**Supplied data**
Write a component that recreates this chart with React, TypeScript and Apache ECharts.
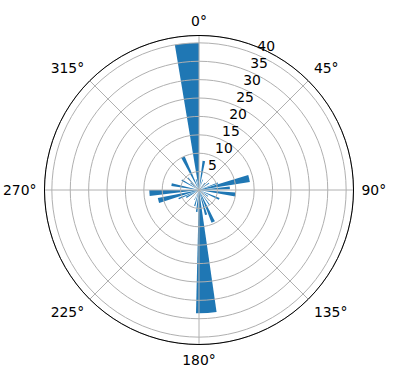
import React, { useEffect, useRef } from 'react';
import * as echarts from 'echarts';

// Bar direction (degrees clockwise from north), angular width (degrees) and length
const barAngles = [355.3, 176.6, 334, 9.5, 77, 97, 86, 114, 156, 164, 186, 255.5, 266.5, 281, 300, 20, 40, 56, 70, 125, 135, 145, 195, 205, 225, 240, 247, 310, 318, 345];
const barWidths = [9.5, 9.6, 6, 5, 8, 6, 5, 5, 6, 5, 4, 7, 7, 6, 4, 3, 4, 4, 3, 4, 3, 3, 4, 3, 4, 5, 4, 4, 3, 4];
const barRadii = [40, 33.5, 10, 8, 14, 10, 8.4, 6, 9.5, 7, 6, 11.4, 13.5, 7.6, 5.4, 3, 2.5, 3.3, 5.5, 3, 4, 5, 4.5, 3, 2.5, 4, 6, 3, 4.5, 3];

const radiusMax = 42;
const radiusStep = 5;
const angleStep = 45;

export default function App() {
  const ref = useRef<HTMLDivElement>(null);
  useEffect(() => {
    const chart = echarts.init(ref.current!, null, { renderer: 'svg' });
    const data = barAngles.map((a, i) => [barRadii[i], a, barWidths[i]]);
    const font = { color: '#000', fontSize: 13.9, fontFamily: 'DejaVu Sans' };
    chart.setOption({
      animation: false,
      polar: [
        { center: [199, 190], radius: 154.5 },
        { center: [199, 190], radius: 154.5 },
      ],
      angleAxis: [
        {
          polarIndex: 0, type: 'value', min: 0, max: 360, interval: angleStep,
          startAngle: 90, clockwise: true, z: 6,
          axisLine: { lineStyle: { color: '#000', width: 1 } },
          axisTick: { show: false },
          axisLabel: { margin: 8, ...font, formatter: (v: number) => (v >= 360 ? '' : `${v}°`) },
          splitLine: { show: true, lineStyle: { color: '#b0b0b0', width: 1 } },
        },
        {
          polarIndex: 1, type: 'value', min: 0, max: 360, startAngle: 67.5, clockwise: true,
          axisLine: { show: false }, axisTick: { show: false }, axisLabel: { show: false }, splitLine: { show: false },
        },
      ],
      radiusAxis: [
        {
          polarIndex: 0, type: 'value', min: 0, max: radiusMax, interval: radiusStep, z: 5,
          axisLine: { show: false }, axisTick: { show: false }, axisLabel: { show: false },
          splitLine: { show: true, lineStyle: { color: '#b0b0b0', width: 1 } },
        },
        {
          polarIndex: 1, type: 'value', min: 0, max: radiusMax, interval: radiusStep, z: 7,
          axisLine: { show: false }, axisTick: { show: false }, splitLine: { show: false },
          axisLabel: {
            margin: 0, align: 'left', verticalAlign: 'bottom', padding: [0, 0, 1, 2], ...font,
            formatter: (v: number) => (v > 0 && v % radiusStep === 0 ? String(v) : ''),
          },
        },
      ],
      series: [
        {
          type: 'custom', coordinateSystem: 'polar', polarIndex: 0, z: 1,
          encode: { radius: 0, angle: 1 },
          data,
          renderItem: (params: any, api: any) => {
            const cs = params.coordSys;
            const r = api.value(0), a = api.value(1), w = api.value(2);
            const p = api.coord([r, a]);
            const p1 = api.coord([r, a - w / 2]);
            const p2 = api.coord([r, a + w / 2]);
            const rr = Math.hypot(p[0] - cs.cx, p[1] - cs.cy);
            const s = Math.atan2(p1[1] - cs.cy, p1[0] - cs.cx);
            let e = Math.atan2(p2[1] - cs.cy, p2[0] - cs.cx);
            if (e < s) e += 2 * Math.PI;
            return {
              type: 'sector',
              shape: { cx: cs.cx, cy: cs.cy, r0: 0, r: rr, startAngle: s, endAngle: e, clockwise: true },
              style: { fill: '#1f77b4' },
            };
          },
        },
      ],
    });
    return () => chart.dispose();
  }, []);
  return <div ref={ref} style={{ position: 'absolute', left: 0, top: 0, width: 396, height: 380 }} />;
}
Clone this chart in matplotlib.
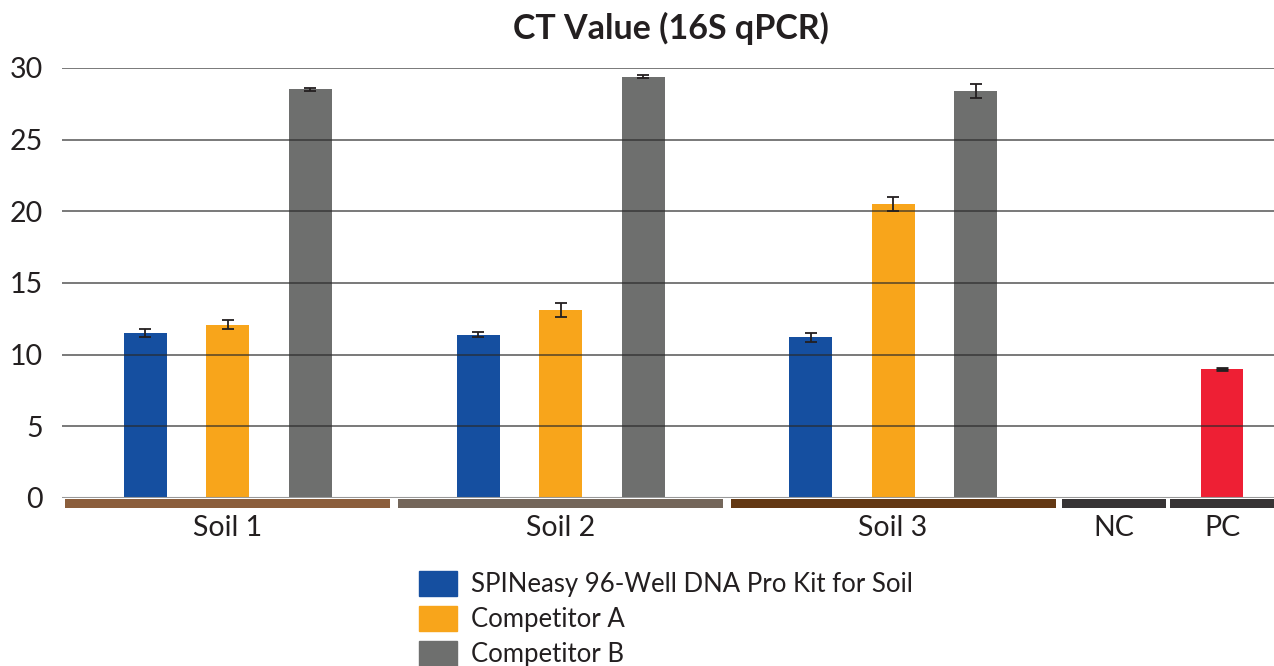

**Exercise requirements**
Without the pictures, output the full listing exactly as it stands.

**Problem solution**
Write a component that recreates this chart with React, TypeScript and Apache ECharts.
import React, { useEffect, useRef } from 'react';
import * as echarts from 'echarts';

// Bar direction (degrees clockwise from north), angular width (degrees) and length
const barAngles = [355.3, 176.6, 334, 9.5, 77, 97, 86, 114, 156, 164, 186, 255.5, 266.5, 281, 300, 20, 40, 56, 70, 125, 135, 145, 195, 205, 225, 240, 247, 310, 318, 345];
const barWidths = [9.5, 9.6, 6, 5, 8, 6, 5, 5, 6, 5, 4, 7, 7, 6, 4, 3, 4, 4, 3, 4, 3, 3, 4, 3, 4, 5, 4, 4, 3, 4];
const barRadii = [40, 33.5, 10, 8, 14, 10, 8.4, 6, 9.5, 7, 6, 11.4, 13.5, 7.6, 5.4, 3, 2.5, 3.3, 5.5, 3, 4, 5, 4.5, 3, 2.5, 4, 6, 3, 4.5, 3];

const radiusMax = 42;
const radiusStep = 5;
const angleStep = 45;

export default function App() {
  const ref = useRef<HTMLDivElement>(null);
  useEffect(() => {
    const chart = echarts.init(ref.current!, null, { renderer: 'svg' });
    const data = barAngles.map((a, i) => [barRadii[i], a, barWidths[i]]);
    const font = { color: '#000', fontSize: 13.9, fontFamily: 'DejaVu Sans' };
    chart.setOption({
      animation: false,
      polar: [
        { center: [199, 190], radius: 154.5 },
        { center: [199, 190], radius: 154.5 },
      ],
      angleAxis: [
        {
          polarIndex: 0, type: 'value', min: 0, max: 360, interval: angleStep,
          startAngle: 90, clockwise: true, z: 6,
          axisLine: { lineStyle: { color: '#000', width: 1 } },
          axisTick: { show: false },
          axisLabel: { margin: 8, ...font, formatter: (v: number) => (v >= 360 ? '' : `${v}°`) },
          splitLine: { show: true, lineStyle: { color: '#b0b0b0', width: 1 } },
        },
        {
          polarIndex: 1, type: 'value', min: 0, max: 360, startAngle: 67.5, clockwise: true,
          axisLine: { show: false }, axisTick: { show: false }, axisLabel: { show: false }, splitLine: { show: false },
        },
      ],
      radiusAxis: [
        {
          polarIndex: 0, type: 'value', min: 0, max: radiusMax, interval: radiusStep, z: 5,
          axisLine: { show: false }, axisTick: { show: false }, axisLabel: { show: false },
          splitLine: { show: true, lineStyle: { color: '#b0b0b0', width: 1 } },
        },
        {
          polarIndex: 1, type: 'value', min: 0, max: radiusMax, interval: radiusStep, z: 7,
          axisLine: { show: false }, axisTick: { show: false }, splitLine: { show: false },
          axisLabel: {
            margin: 0, align: 'left', verticalAlign: 'bottom', padding: [0, 0, 1, 2], ...font,
            formatter: (v: number) => (v > 0 && v % radiusStep === 0 ? String(v) : ''),
          },
        },
      ],
      series: [
        {
          type: 'custom', coordinateSystem: 'polar', polarIndex: 0, z: 1,
          encode: { radius: 0, angle: 1 },
          data,
          renderItem: (params: any, api: any) => {
            const cs = params.coordSys;
            const r = api.value(0), a = api.value(1), w = api.value(2);
            const p = api.coord([r, a]);
            const p1 = api.coord([r, a - w / 2]);
            const p2 = api.coord([r, a + w / 2]);
            const rr = Math.hypot(p[0] - cs.cx, p[1] - cs.cy);
            const s = Math.atan2(p1[1] - cs.cy, p1[0] - cs.cx);
            let e = Math.atan2(p2[1] - cs.cy, p2[0] - cs.cx);
            if (e < s) e += 2 * Math.PI;
            return {
              type: 'sector',
              shape: { cx: cs.cx, cy: cs.cy, r0: 0, r: rr, startAngle: s, endAngle: e, clockwise: true },
              style: { fill: '#1f77b4' },
            };
          },
        },
      ],
    });
    return () => chart.dispose();
  }, []);
  return <div ref={ref} style={{ position: 'absolute', left: 0, top: 0, width: 396, height: 380 }} />;
}
Clone this chart in matplotlib.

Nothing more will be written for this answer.